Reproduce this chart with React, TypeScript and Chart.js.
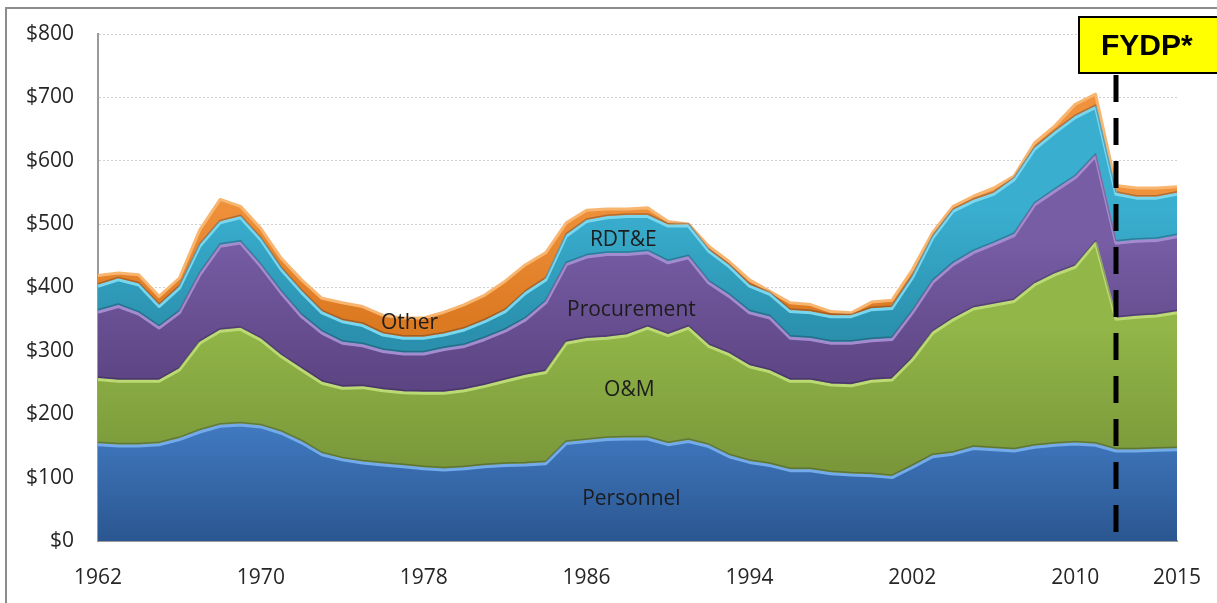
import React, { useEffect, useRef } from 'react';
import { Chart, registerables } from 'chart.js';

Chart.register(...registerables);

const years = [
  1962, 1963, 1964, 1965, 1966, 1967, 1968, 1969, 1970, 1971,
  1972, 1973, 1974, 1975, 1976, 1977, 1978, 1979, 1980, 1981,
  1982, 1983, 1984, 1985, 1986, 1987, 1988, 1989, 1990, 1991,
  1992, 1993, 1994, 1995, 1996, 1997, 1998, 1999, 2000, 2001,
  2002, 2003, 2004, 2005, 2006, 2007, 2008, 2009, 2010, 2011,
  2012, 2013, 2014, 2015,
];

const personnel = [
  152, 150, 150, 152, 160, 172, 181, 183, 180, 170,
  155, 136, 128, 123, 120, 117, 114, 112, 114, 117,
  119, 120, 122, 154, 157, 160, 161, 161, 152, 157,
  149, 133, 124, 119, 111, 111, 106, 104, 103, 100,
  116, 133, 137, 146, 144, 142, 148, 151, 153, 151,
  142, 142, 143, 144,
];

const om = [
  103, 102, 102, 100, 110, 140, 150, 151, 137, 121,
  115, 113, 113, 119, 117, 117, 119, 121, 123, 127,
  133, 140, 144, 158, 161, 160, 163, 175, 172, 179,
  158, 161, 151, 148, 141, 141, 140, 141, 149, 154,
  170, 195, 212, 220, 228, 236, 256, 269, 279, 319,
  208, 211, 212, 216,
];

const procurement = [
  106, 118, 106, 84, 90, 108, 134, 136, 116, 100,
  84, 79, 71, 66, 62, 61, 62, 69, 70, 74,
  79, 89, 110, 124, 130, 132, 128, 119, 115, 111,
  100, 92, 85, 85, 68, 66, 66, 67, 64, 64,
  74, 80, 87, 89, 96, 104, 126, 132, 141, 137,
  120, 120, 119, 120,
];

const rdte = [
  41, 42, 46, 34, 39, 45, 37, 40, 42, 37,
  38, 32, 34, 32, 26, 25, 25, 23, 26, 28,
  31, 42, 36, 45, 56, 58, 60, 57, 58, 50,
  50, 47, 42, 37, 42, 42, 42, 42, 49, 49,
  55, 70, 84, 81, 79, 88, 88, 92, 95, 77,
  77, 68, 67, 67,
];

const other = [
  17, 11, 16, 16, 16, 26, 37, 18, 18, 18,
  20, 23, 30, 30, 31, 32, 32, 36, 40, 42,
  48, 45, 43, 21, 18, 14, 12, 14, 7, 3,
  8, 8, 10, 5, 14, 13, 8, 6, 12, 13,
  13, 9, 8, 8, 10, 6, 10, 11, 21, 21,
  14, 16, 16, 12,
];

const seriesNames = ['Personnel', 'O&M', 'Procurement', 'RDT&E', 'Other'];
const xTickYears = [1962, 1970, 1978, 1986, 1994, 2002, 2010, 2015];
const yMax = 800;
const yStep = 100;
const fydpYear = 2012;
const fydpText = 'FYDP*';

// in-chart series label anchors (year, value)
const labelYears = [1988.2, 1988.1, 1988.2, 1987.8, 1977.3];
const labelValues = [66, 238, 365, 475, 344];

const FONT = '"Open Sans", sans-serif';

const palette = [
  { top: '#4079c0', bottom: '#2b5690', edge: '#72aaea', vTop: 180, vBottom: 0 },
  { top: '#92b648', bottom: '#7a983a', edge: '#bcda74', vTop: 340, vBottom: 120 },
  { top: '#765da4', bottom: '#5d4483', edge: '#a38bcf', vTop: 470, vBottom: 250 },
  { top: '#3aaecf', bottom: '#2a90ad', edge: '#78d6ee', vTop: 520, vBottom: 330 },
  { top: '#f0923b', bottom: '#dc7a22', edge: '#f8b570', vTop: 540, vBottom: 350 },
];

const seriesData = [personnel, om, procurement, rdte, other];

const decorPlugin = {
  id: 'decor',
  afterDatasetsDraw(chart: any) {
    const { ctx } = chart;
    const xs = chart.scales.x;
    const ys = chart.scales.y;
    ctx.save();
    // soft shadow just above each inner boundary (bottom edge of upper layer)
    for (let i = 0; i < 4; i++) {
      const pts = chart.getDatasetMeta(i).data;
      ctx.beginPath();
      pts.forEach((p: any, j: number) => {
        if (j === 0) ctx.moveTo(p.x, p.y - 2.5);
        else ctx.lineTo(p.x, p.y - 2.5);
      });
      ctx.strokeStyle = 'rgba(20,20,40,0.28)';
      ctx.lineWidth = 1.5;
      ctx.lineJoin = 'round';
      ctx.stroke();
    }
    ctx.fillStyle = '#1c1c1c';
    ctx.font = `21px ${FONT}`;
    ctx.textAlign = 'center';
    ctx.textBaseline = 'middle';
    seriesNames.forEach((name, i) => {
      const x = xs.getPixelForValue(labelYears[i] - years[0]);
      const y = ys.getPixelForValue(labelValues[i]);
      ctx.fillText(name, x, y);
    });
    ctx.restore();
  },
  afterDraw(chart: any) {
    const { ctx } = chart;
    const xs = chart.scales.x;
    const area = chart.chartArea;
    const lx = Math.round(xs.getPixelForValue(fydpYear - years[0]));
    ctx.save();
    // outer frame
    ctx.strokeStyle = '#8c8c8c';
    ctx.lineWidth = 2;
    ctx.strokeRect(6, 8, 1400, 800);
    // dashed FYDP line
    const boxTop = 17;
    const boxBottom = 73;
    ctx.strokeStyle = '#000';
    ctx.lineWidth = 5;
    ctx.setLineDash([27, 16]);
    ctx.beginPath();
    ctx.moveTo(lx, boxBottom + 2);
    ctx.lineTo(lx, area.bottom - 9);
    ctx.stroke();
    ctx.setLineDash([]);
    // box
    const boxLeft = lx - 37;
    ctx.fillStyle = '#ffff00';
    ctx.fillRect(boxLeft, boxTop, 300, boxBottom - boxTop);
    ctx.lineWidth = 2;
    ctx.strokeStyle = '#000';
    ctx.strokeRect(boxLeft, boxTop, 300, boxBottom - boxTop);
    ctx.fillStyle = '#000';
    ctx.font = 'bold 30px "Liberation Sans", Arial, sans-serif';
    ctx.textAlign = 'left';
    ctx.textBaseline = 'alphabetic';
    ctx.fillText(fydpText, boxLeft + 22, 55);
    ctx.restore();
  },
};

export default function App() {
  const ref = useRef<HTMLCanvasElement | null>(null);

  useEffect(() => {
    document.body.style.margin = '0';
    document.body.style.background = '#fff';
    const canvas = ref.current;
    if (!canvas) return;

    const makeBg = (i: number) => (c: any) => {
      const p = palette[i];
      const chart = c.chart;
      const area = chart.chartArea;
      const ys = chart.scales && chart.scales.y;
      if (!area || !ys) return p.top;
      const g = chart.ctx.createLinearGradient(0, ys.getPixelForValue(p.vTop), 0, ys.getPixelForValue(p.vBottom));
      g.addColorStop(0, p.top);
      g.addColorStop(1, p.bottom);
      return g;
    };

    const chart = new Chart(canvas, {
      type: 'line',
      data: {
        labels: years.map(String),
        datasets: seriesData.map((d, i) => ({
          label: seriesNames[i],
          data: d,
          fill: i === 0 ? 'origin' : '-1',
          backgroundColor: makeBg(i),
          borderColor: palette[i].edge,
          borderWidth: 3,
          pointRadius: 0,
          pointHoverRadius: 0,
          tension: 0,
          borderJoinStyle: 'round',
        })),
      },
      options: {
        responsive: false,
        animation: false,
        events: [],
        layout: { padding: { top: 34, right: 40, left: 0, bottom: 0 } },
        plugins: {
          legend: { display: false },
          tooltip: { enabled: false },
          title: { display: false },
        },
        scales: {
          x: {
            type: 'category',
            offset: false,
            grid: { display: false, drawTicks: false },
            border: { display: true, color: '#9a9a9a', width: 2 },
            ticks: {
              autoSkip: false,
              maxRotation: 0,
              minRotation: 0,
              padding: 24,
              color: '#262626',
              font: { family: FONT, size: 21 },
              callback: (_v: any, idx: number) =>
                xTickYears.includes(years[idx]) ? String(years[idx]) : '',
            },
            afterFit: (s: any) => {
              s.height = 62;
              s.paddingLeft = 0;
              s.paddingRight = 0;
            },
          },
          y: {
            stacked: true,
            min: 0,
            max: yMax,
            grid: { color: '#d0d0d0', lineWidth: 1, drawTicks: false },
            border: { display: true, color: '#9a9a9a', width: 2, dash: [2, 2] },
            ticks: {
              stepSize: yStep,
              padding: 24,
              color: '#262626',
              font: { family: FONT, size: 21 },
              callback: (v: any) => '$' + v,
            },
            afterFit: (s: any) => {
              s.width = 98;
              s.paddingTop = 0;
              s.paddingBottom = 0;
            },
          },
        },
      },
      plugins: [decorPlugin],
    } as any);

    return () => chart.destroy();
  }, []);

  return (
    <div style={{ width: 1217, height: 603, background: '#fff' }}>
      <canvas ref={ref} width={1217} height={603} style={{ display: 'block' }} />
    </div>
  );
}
******************************
■ **Goal**: Go from the first line of the data above to the line containing "const fydpText = 'FYDP*';" and retype exactly those lines, both included, but none of the pictures.

■ **Task output**:
Reproduce this chart with React, TypeScript and Chart.js.
import React, { useEffect, useRef } from 'react';
import { Chart, registerables } from 'chart.js';

Chart.register(...registerables);

const years = [
  1962, 1963, 1964, 1965, 1966, 1967, 1968, 1969, 1970, 1971,
  1972, 1973, 1974, 1975, 1976, 1977, 1978, 1979, 1980, 1981,
  1982, 1983, 1984, 1985, 1986, 1987, 1988, 1989, 1990, 1991,
  1992, 1993, 1994, 1995, 1996, 1997, 1998, 1999, 2000, 2001,
  2002, 2003, 2004, 2005, 2006, 2007, 2008, 2009, 2010, 2011,
  2012, 2013, 2014, 2015,
];

const personnel = [
  152, 150, 150, 152, 160, 172, 181, 183, 180, 170,
  155, 136, 128, 123, 120, 117, 114, 112, 114, 117,
  119, 120, 122, 154, 157, 160, 161, 161, 152, 157,
  149, 133, 124, 119, 111, 111, 106, 104, 103, 100,
  116, 133, 137, 146, 144, 142, 148, 151, 153, 151,
  142, 142, 143, 144,
];

const om = [
  103, 102, 102, 100, 110, 140, 150, 151, 137, 121,
  115, 113, 113, 119, 117, 117, 119, 121, 123, 127,
  133, 140, 144, 158, 161, 160, 163, 175, 172, 179,
  158, 161, 151, 148, 141, 141, 140, 141, 149, 154,
  170, 195, 212, 220, 228, 236, 256, 269, 279, 319,
  208, 211, 212, 216,
];

const procurement = [
  106, 118, 106, 84, 90, 108, 134, 136, 116, 100,
  84, 79, 71, 66, 62, 61, 62, 69, 70, 74,
  79, 89, 110, 124, 130, 132, 128, 119, 115, 111,
  100, 92, 85, 85, 68, 66, 66, 67, 64, 64,
  74, 80, 87, 89, 96, 104, 126, 132, 141, 137,
  120, 120, 119, 120,
];

const rdte = [
  41, 42, 46, 34, 39, 45, 37, 40, 42, 37,
  38, 32, 34, 32, 26, 25, 25, 23, 26, 28,
  31, 42, 36, 45, 56, 58, 60, 57, 58, 50,
  50, 47, 42, 37, 42, 42, 42, 42, 49, 49,
  55, 70, 84, 81, 79, 88, 88, 92, 95, 77,
  77, 68, 67, 67,
];

const other = [
  17, 11, 16, 16, 16, 26, 37, 18, 18, 18,
  20, 23, 30, 30, 31, 32, 32, 36, 40, 42,
  48, 45, 43, 21, 18, 14, 12, 14, 7, 3,
  8, 8, 10, 5, 14, 13, 8, 6, 12, 13,
  13, 9, 8, 8, 10, 6, 10, 11, 21, 21,
  14, 16, 16, 12,
];

const seriesNames = ['Personnel', 'O&M', 'Procurement', 'RDT&E', 'Other'];
const xTickYears = [1962, 1970, 1978, 1986, 1994, 2002, 2010, 2015];
const yMax = 800;
const yStep = 100;
const fydpYear = 2012;
const fydpText = 'FYDP*';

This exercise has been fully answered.